I had the fortune and opportunity this morning to sit in on a presentation about sports and leadership for parents of high school students, given by Greg Dale, sports psychologist for Duke University. What may be odd about this, as my blog readers know, is that I have a second grader, making him still five years removed from high school. My biggest take-away from the presentation all of the rules of high school sports psychology and parenting very much still apply to lower school!
It all comes down to not just being there for your children, but more importantly, modeling the values and skills that will eventually make them good citizens and leaders. Our young children watch us, they follow us, mimic us in everything we do, so now makes a perfect time to lead by example. Instilling key values in our kids is much easier now, than when they are teenagers.
Some of the key values that come up over and over again as being crucial for the future, regardless of the source – be it college admissions, business executives or professional coaches – include responsibility, ethics, courage, accountability, communication, ability to deal with adversity, cultural awareness, humility and teamwork.
As parents, we want to protect our kids. We hate to see them hurt or fail. So what do many parents do? Fix it for them. Just make it go away. That may work in the short term, but in the long run, has that modeled good values? Has your child learned anything from the experience?
IT IS OK FOR YOUR KIDS TO FAIL! What is not OK, is if they do not learn anything from that failure. Failure helps us look at things differently. It helps us work on how to fix what went wrong. It helps us to question where we can improve. It is the parent’s job to move from being an advocate and fixing thing for your child, to a consultant, where you guide and advise your child to let them figure out their own solution or path…and that is really difficult to do as a parent, but a necessary step for your child as he moves toward independence and self-reliance. A school psychologist and friend Dr. Chris Harper points out, it’s OK to burn a batch of brownies once and a while. It lets your kids see that you are not perfect and also make mistakes.
So interestingly, this presentation ties directly into a blog I wrote a couple of weeks ago; Challenging Change In Education: Building Young Leaders. Not surprisingly, all of the values that Greg Dale spoke about tied in directly with the work that the Center for Creative Leadership is doing with the three schools across the globe mentioned in the article; Ravenscroft School, Raleigh, North Carolina, USA (Lead From Here initiative); African Leadership Academy (ALA), Johannesburg, South Africa and Riverside School, Ahmedabad, India.

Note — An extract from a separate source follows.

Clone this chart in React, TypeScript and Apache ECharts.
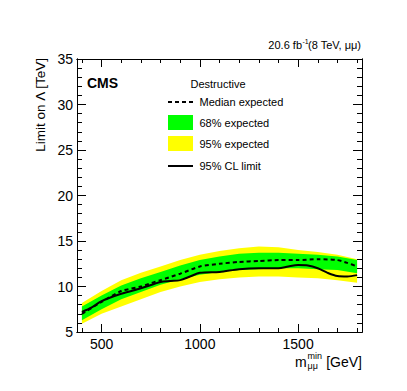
import React, { useEffect, useRef } from "react";
import * as echarts from "echarts";

// ---- data ----
const bandMasses = [400, 500, 600, 700, 800, 900, 1000, 1100, 1200, 1300, 1400, 1500, 1600, 1700, 1800];
const yellowTop = [8.2, 9.5, 10.7, 11.5, 12.2, 12.9, 13.5, 13.9, 14.2, 14.4, 14.3, 14.0, 13.8, 13.5, 13.0];
const greenTop = [7.8, 9.0, 10.1, 10.9, 11.6, 12.3, 12.9, 13.3, 13.6, 13.7, 13.7, 13.6, 13.5, 13.3, 12.9];
const greenBottom = [6.3, 7.5, 8.6, 9.4, 10.2, 10.8, 11.3, 11.6, 11.8, 11.9, 12.0, 12.0, 11.9, 11.8, 11.45];
const yellowBottom = [5.9, 7.0, 7.8, 8.6, 9.4, 10.0, 10.5, 10.8, 11.0, 11.1, 11.1, 11.0, 10.9, 10.7, 10.4];

const medianMasses = [400, 500, 600, 700, 800, 900, 1000, 1100, 1200, 1300, 1400, 1500, 1600, 1700, 1750, 1800];
const medianExpected = [7.0, 8.3, 9.5, 10.0, 10.7, 11.4, 12.2, 12.5, 12.7, 12.8, 12.9, 12.9, 13.0, 12.9, 12.6, 12.2];

const obsMasses = [400, 450, 500, 600, 700, 800, 850, 900, 950, 1000, 1100, 1200, 1300, 1400, 1450, 1500, 1550, 1600, 1650, 1700, 1750, 1800];
const observedLimit = [7.2, 7.7, 8.4, 9.2, 9.8, 10.5, 10.6, 10.7, 11.1, 11.5, 11.6, 11.9, 12.0, 12.0, 12.2, 12.35, 12.3, 12.0, 11.5, 11.15, 11.1, 11.25];

const xMajorTicks = [500, 1000, 1500];
const xMinorTicks = [400, 500, 600, 700, 800, 900, 1000, 1100, 1200, 1300, 1400, 1500, 1600, 1700, 1800];
const X_MIN = 375;
const X_MAX = 1825;
const Y_MIN = 5;
const Y_MAX = 35;

const legendLabels = ["Median expected", "68% expected", "95% expected", "95% CL limit"];

const FONT = "Liberation Sans, Arial, Helvetica, sans-serif";

export default function App() {
  const ref = useRef<HTMLDivElement>(null);

  useEffect(() => {
    if (!ref.current) return;
    const chart = echarts.init(ref.current, undefined, { renderer: "svg" });

    const pair = (xs: number[], ys: number[]) => xs.map((x, i) => [x, ys[i]]);

    const bandSeries = (lo: number[], hi: number[], color: string, z: number) => ({
      type: "custom",
      coordinateSystem: "cartesian2d",
      xAxisIndex: 0,
      yAxisIndex: 0,
      silent: true,
      z,
      clip: true,
      encode: { x: 0, y: [1, 2] },
      data: bandMasses.map((m, i) => [m, lo[i], hi[i]]),
      renderItem: (params: any, api: any) => {
        if (params.dataIndex !== 0) return null;
        const upper = bandMasses.map((m, i) => api.coord([m, hi[i]]));
        const lower = bandMasses.map((m, i) => api.coord([m, lo[i]])).reverse();
        return {
          type: "polygon",
          shape: { points: upper.concat(lower) },
          style: { fill: color, stroke: null },
        };
      },
    });

    const lineStyle = { color: "#000", width: 1 };
    const xAxisBase = (position: string, len: number, ticks: number[], labels: boolean) => ({
      type: "value",
      position,
      min: X_MIN,
      max: X_MAX,
      axisLine: { show: true, onZero: false, lineStyle },
      axisTick: { show: true, inside: true, length: len, lineStyle, customValues: ticks },
      axisLabel: labels
        ? {
            show: true,
            customValues: xMajorTicks,
            formatter: (v: number) => String(v),
            color: "#000",
            fontSize: 14,
            fontFamily: FONT,
            margin: 5,
          }
        : { show: false },
      splitLine: { show: false },
      z: 10,
    });
    const yAxisBase = (position: string, len: number, interval: number, labels: boolean) => ({
      type: "value",
      position,
      min: Y_MIN,
      max: Y_MAX,
      interval,
      axisLine: { show: true, onZero: false, lineStyle },
      axisTick: { show: true, inside: true, length: len, lineStyle },
      axisLabel: labels
        ? { show: true, color: "#000", fontSize: 14, fontFamily: FONT, margin: 4 }
        : { show: false },
      splitLine: { show: false },
      z: 10,
    });

    const legendX0 = 168;
    const legendX1 = 193;
    const legendTextX = 199.5;

    chart.setOption({
      animation: false,
      backgroundColor: "#fff",
      grid: { left: 77, right: 45, top: 59, bottom: 59, containLabel: false },
      xAxis: [
        xAxisBase("bottom", 8, xMajorTicks, true),
        xAxisBase("bottom", 4, xMinorTicks, false),
        xAxisBase("top", 8, xMajorTicks, false),
        xAxisBase("top", 4, xMinorTicks, false),
      ],
      yAxis: [
        yAxisBase("left", 9, 5, true),
        yAxisBase("left", 5, 1, false),
        yAxisBase("right", 9, 5, false),
        yAxisBase("right", 5, 1, false),
      ],
      series: [
        bandSeries(yellowBottom, yellowTop, "#ffff00", 1),
        bandSeries(greenBottom, greenTop, "#00ff00", 2),
        {
          type: "line",
          name: "Median expected",
          data: pair(medianMasses, medianExpected),
          symbol: "none",
          smooth: 0.2,
          lineStyle: { color: "#000", width: 2, type: [4, 3] },
          z: 5,
        },
        {
          type: "line",
          name: "95% CL limit",
          data: pair(obsMasses, observedLimit),
          symbol: "none",
          smooth: 0.3,
          lineStyle: { color: "#000", width: 2 },
          z: 6,
        },
      ],
      graphic: [
        { type: "text", left: 87, top: 76, style: { text: "CMS", font: `bold 14px ${FONT}`, fill: "#000" } },
        {
          type: "text",
          x: 190.5,
          y: 83.5,
          style: { text: "Destructive", font: `11px ${FONT}`, fill: "#000", textVerticalAlign: "middle" },
        },
        {
          type: "line",
          shape: { x1: legendX0, y1: 102, x2: legendX1, y2: 102 },
          style: { stroke: "#000", lineWidth: 2, lineDash: [4, 3] },
        },
        { type: "rect", shape: { x: legendX0, y: 115, width: legendX1 - legendX0, height: 15 }, style: { fill: "#00ff00" } },
        { type: "rect", shape: { x: legendX0, y: 136, width: legendX1 - legendX0, height: 15 }, style: { fill: "#ffff00" } },
        {
          type: "line",
          shape: { x1: legendX0, y1: 166, x2: legendX1, y2: 166 },
          style: { stroke: "#000", lineWidth: 2 },
        },
        ...legendLabels.map((t, i) => ({
          type: "text",
          x: legendTextX,
          y: [102, 122.5, 143.5, 166][i],
          style: { text: t, font: `11px ${FONT}`, fill: "#000", textVerticalAlign: "middle" },
        })),
        // top-right luminosity label
        {
          type: "text",
          x: 302,
          y: 45,
          style: { text: "20.6 fb", font: `11px ${FONT}`, fill: "#000", textAlign: "right", textVerticalAlign: "middle" },
        },
        {
          type: "text",
          x: 302.5,
          y: 41,
          style: { text: "-1", font: `7px ${FONT}`, fill: "#000", textAlign: "left", textVerticalAlign: "middle" },
        },
        {
          type: "text",
          x: 308,
          y: 45,
          style: { text: "(8 TeV, \u03bc\u03bc)", font: `11px ${FONT}`, fill: "#000", textAlign: "left", textVerticalAlign: "middle" },
        },
        // y-axis title
        {
          type: "text",
          x: 40,
          y: 58,
          rotation: Math.PI / 2,
          style: {
            text: "Limit on \u039b [TeV]",
            font: `13.5px ${FONT}`,
            fill: "#000",
            textAlign: "right",
            textVerticalAlign: "middle",
          },
        },
        // x-axis title
        {
          type: "text",
          x: 295,
          y: 362,
          style: { text: "m", font: `14px ${FONT}`, fill: "#000", textVerticalAlign: "middle" },
        },
        {
          type: "text",
          x: 307.5,
          y: 356,
          style: { text: "min", font: `9px ${FONT}`, fill: "#000", textVerticalAlign: "middle" },
        },
        {
          type: "text",
          x: 307.5,
          y: 366,
          style: { text: "\u03bc\u03bc", font: `9px ${FONT}`, fill: "#000", textVerticalAlign: "middle" },
        },
        {
          type: "text",
          x: 362,
          y: 362,
          style: { text: "[GeV]", font: `14px ${FONT}`, fill: "#000", textAlign: "right", textVerticalAlign: "middle" },
        },
      ],
    });

    return () => chart.dispose();
  }, []);

  return <div ref={ref} style={{ width: 407, height: 391, position: "absolute", left: 0, top: 0 }} />;
}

This is what is expected of our children as they move beyond school and become citizens and leaders. These schools are leading the way, opening the door to their students’ leadership potential and preparing them to lead future generations. Sure, there will be some failures at all of these schools as this new way of thinking is being implemented, but as noted above, failure gives us the chance to learn, change and improve. The courage to keep moving forward is the model our kids need to see, and to follow.
Below are some additional reflections and take-aways, more closely related to sports that could be a great conversation starter with your spouse, teens, friends or coaches:
- Your first message to your child before a game should be “have fun!”
- Sports participation is a privilege, not a right.
- Athletes have no control over their playing time but they do have influence.
- Sportsmanship begins with parent modeling – both in the stands and at home.
- Separate your own self-esteem and ego from your child’s success (both is sports and academics)
- Leave the coaching to the coach – don’t be a sideline parent coach.
- When there is an issue, an athlete needs to talk to the coach first, not the parent
- Duke men’s basketball team films their athletes on the bench and reviews it for attitude (positive or negative)
- if you see an attitude issue with your student athlete, that should be a conversation you have with him, not the coach.
- Encourage kids to play more than one sport through high school. Repetitively playing a single sport throughout the year (between clubs and school) runs the risk of early-age over-use injuries and burnout.
Overall, parents should maintain perspective. The main goal of sports is to have fun, develop life skills and to honor the game.